In this case, SJMS represents an extreme example of focal emphysema in a patient with severe AAT deficiency and diffuse obstructive lung disease. SJMS is usually considered to be the result of post-inflammatory obliterative bronchiolitis, with the characteristic radiographic appearance, as in this case, of localized increase in radiographic lucency, bronchiectasis, and decreased vascularity.1
As suggested by the operative findings in our case and in prior work,14
SJMS developed over 19 years from the abnormal development of an immature right lung. It is plausible that genetic, host, and environmental factors have led to airspace enlargement from a paucity of alveolar development with alveolar destruction, favored by protease–anti-protease imbalance during and after oxidative and neutrophil-mediated lung injury.
In the early 1980s ECMO was introduced as salvage therapy for neonates with CDH. Late sequelae include hyperinflation, airway obstruction, and lower oxygen saturation with exercise.5
ECMO activates neutrophils, resulting in free circulating elastase concentrations.16
Our patient was exposed to high-pressure ventilation resulting in barotrauma, very high oxygen concentrations which caused additional oxidative stress, inflammation, and acute lung injury with sepsis during the perinatal period. Lung injury occurs with associated local production and systemic release of inflammatory mediators such as interleukin-8, interleukin-6, and tumor necrosis factor. These have been measured in high alveolar concentrations in infants who develop BPD.17
Elastin modeling is critical in the development of normal alveolar septation during lung growth19
but also accelerated elastin degradation is part of the protease–anti-protease model for emphysema as typified by severe AAT deficiency. The likely consequence of the injury sustained in this case was disruption of normal elastin modeling with destruction of mature elastin and inhibition of normal alveolar development. The latter is a feature more commonly associated with the development of BPD.6
Indeed desmosine, an elastin breakdown product, is increased in those developing BPD.19
Furthermore AAT is susceptible under high oxidative conditions to methionine oxidation that leads to reduced anti-elastase activity and conversion to a pro-inflammatory molecule.21
Abnormal elastin turnover enhanced by the extreme lack of anti-protease protection from elastolysis during a critical early period of lung development resulted in impaired alveolar development and the propensity to hyperinflation and structural emphysema.

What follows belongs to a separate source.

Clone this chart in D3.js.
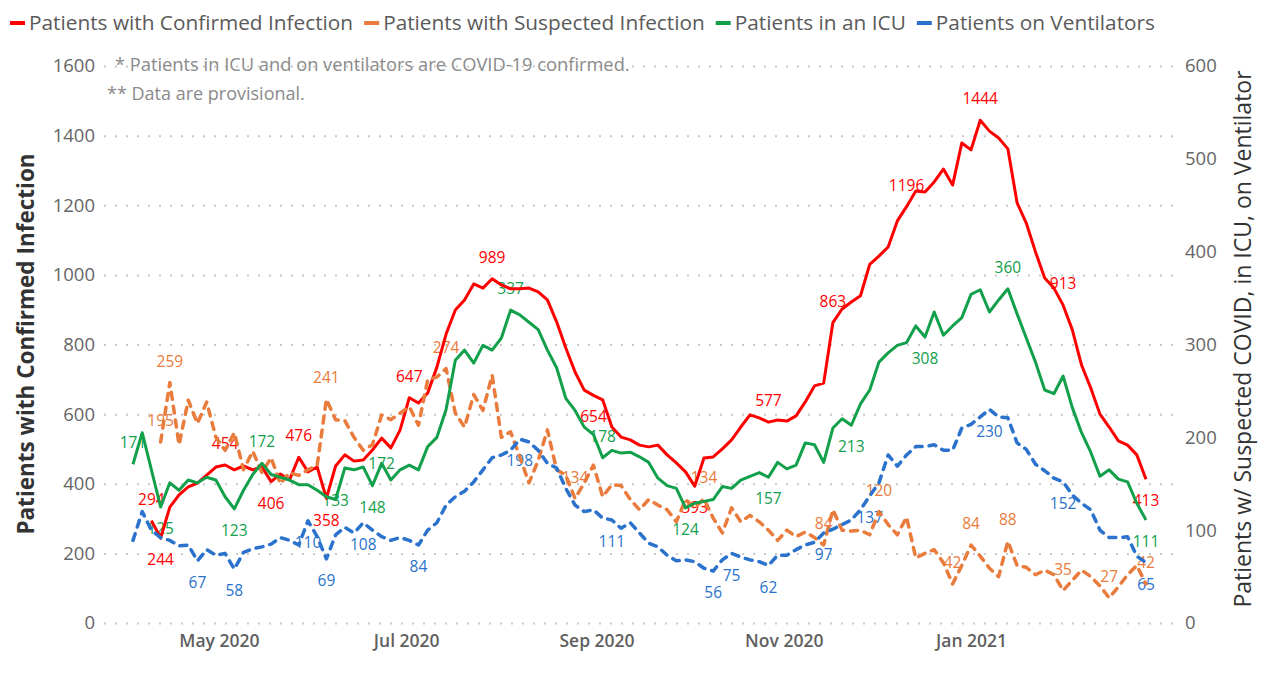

An association of asthma with AAT deficiency has been suggested. Severe AAT deficiency is likely to increase susceptibility to asthma,22
a diagnosis supported in this patient by the bronchodilator response, the presence of bronchial hyper-responsiveness, symptom control with standard asthma medications during childhood, and wheezing during respiratory infections. Furthermore, the presence of a bronchodilator response on spirometry accelerates FEV1
decline in those with AAT deficiency.22
In this young patient the complex causes of airflow obstruction were not recognized because diagnostic bias evoked asthma as an explanation for the symptoms of wheezing.22
This case illustrates that genetic and host factors and environmental interactions have led to chronic obstructive lung disease in a 19-year-old. The development of chronic lung disease was caused by lung injury under high oxidative and inflammatory conditions in the setting of CDH. In the absence of normal AAT levels and activity, pro-elastolytic lung inflammation in the neonatal period of lung growth enhanced the development of SJMS and precocious obstructive lung disease.